- 3 1/4 pounds boneless pork butt roast
- 1 cup beef broth
- 1 (6-ounce ) package fresh spinach (see Note)
- 1 tablespoon olive oil
- 1 teaspoon fresh chopped garlic
- 1/4 teaspoon salt plus extra for seasoning roast
- 1/4 teaspoon black pepper plus extra for seasoning roast
- 8 slices provolone cheese
- 4 hoagie rolls, split
- Preheat oven to 350°F. Coat a 9" x 13" pan with nonstick cooking spray.
- Place pork in pan and sprinkle with salt and pepper. Cover with aluminum foil and bake 2-1/4 to 2-1/2 hours, or until no pink remains. Cool meat 15 to 20 minutes, remove from roasting pan, and slice thinly.
- Place beef broth in a small skillet and bring to a boil over high heat.|
- In another skillet, sauté spinach with oil, garlic, 1/4 teaspoon salt, and 1/4 teaspoon pepper over medium heat 1 to 2 minutes, or until spinach is wilted.

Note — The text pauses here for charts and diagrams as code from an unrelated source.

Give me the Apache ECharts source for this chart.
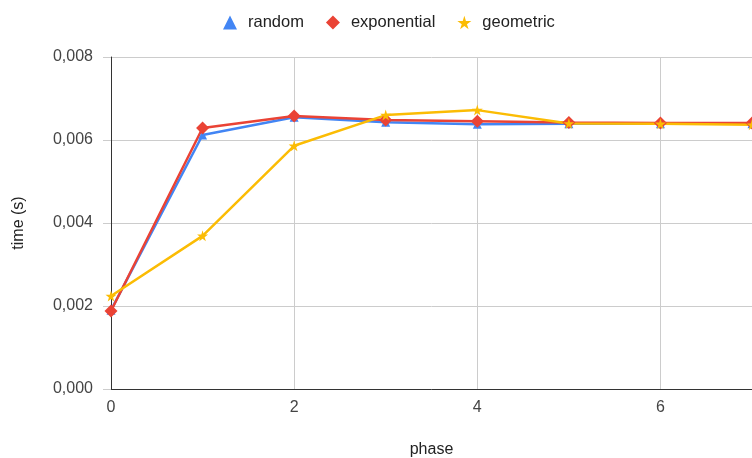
<!DOCTYPE html>
<html>
<head>
<meta charset="utf-8">
<script src="https://cdn.jsdelivr.net/npm/echarts@6/dist/echarts.min.js"></script>
<style>
  html, body { margin: 0; padding: 0; background: #fff; }
  #chart { width: 752px; height: 458px; }
</style>
</head>
<body>
<div id="chart"></div>
<script>
// phases 0..7
const phases = [0, 1, 2, 3, 4, 5, 6, 7]
const randomTimes = [0.00190, 0.00612, 0.00655, 0.00643, 0.00638, 0.00639, 0.00639, 0.00639]
const exponentialTimes = [0.00188, 0.00629, 0.00658, 0.00648, 0.00645, 0.00642, 0.00641, 0.00641]
const geometricTimes = [0.00224, 0.00369, 0.00586, 0.00660, 0.00672, 0.00640, 0.00639, 0.00637]

const STAR = 'path://M50,0 L61,35 L98,35 L68,57 L79,91 L50,70 L21,91 L32,57 L2,35 L39,35 Z'
const font = 'Liberation Sans, Arial, sans-serif'

const toPairs = (ys) => phases.map((x, i) => [x, ys[i]])

const chart = echarts.init(document.getElementById('chart'))

chart.setOption({
  animation: false,
  textStyle: { fontFamily: font },
  legend: {
    top: 9,
    left: 218,
    itemGap: 22,
    itemWidth: 14,
    itemHeight: 14,
    textStyle: { fontSize: 16.5, color: '#222', fontFamily: font, padding: [0, 0, 0, 6] },
    data: [
      { name: 'random', icon: 'triangle' },
      { name: 'exponential', icon: 'diamond' },
      { name: 'geometric', icon: STAR }
    ]
  },
  grid: { left: 111, right: 0, top: 57, bottom: 69, containLabel: false, outerBoundsMode: 'none' },
  xAxis: {
    type: 'value',
    min: 0,
    max: 7,
    interval: 2,
    name: 'phase',
    nameLocation: 'middle',
    nameGap: 53,
    nameTextStyle: { fontSize: 16, color: '#222', fontFamily: font },
    axisLine: { lineStyle: { color: '#333', width: 1 } },
    axisTick: { show: false },
    axisLabel: { fontSize: 16, color: '#444', margin: 11, fontFamily: font, showMaxLabel: false },
    splitLine: { show: true, lineStyle: { color: '#ccc', width: 1 } }
  },
  yAxis: {
    type: 'value',
    min: 0,
    max: 0.008,
    interval: 0.002,
    name: 'time (s)',
    nameLocation: 'middle',
    nameGap: 84,
    nameTextStyle: { fontSize: 16, color: '#222', fontFamily: font },
    axisLine: { show: true, lineStyle: { color: '#333', width: 1 } },
    axisTick: { show: true, length: 8, lineStyle: { color: '#ccc' } },
    axisLabel: {
      fontSize: 16,
      color: '#444',
      margin: 18,
      fontFamily: font,
      formatter: (v) => v.toFixed(3).replace('.', ',')
    },
    splitLine: { show: true, lineStyle: { color: '#ccc', width: 1 } }
  },
  series: [
    {
      name: 'random',
      type: 'line',
      data: toPairs(randomTimes),
      symbol: 'triangle',
      symbolSize: 9,
      color: '#4285f4',
      lineStyle: { width: 2.5 }
    },
    {
      name: 'exponential',
      type: 'line',
      data: toPairs(exponentialTimes),
      symbol: 'diamond',
      symbolSize: 13,
      color: '#ea4335',
      lineStyle: { width: 2.5 }
    },
    {
      name: 'geometric',
      type: 'line',
      data: toPairs(geometricTimes),
      symbol: STAR,
      symbolSize: 11,
      color: '#fbbc04',
      lineStyle: { width: 2.5 }
    }
  ]
})
</script>
</body>
</html>
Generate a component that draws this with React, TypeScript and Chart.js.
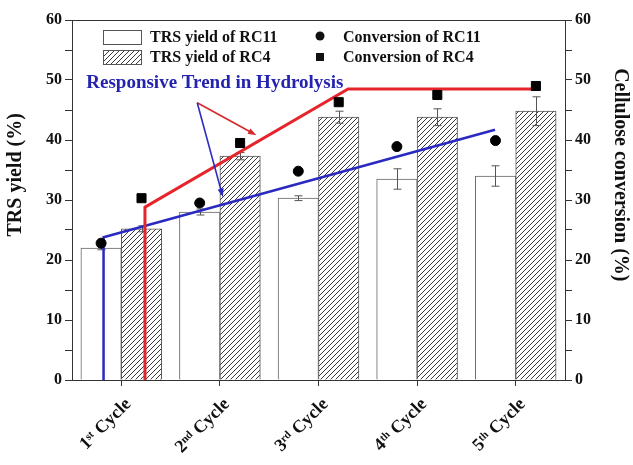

- Place 2 slices of provolone cheese on each hoagie roll. Using tongs, dip meat slices into beef broth and place on top of cheese. Top with sautéed spinach and spoon extra beef broth onto each roll. Serve immediately.
To make this really authentic, use broccoli rabe instead of spinach. It's your choice!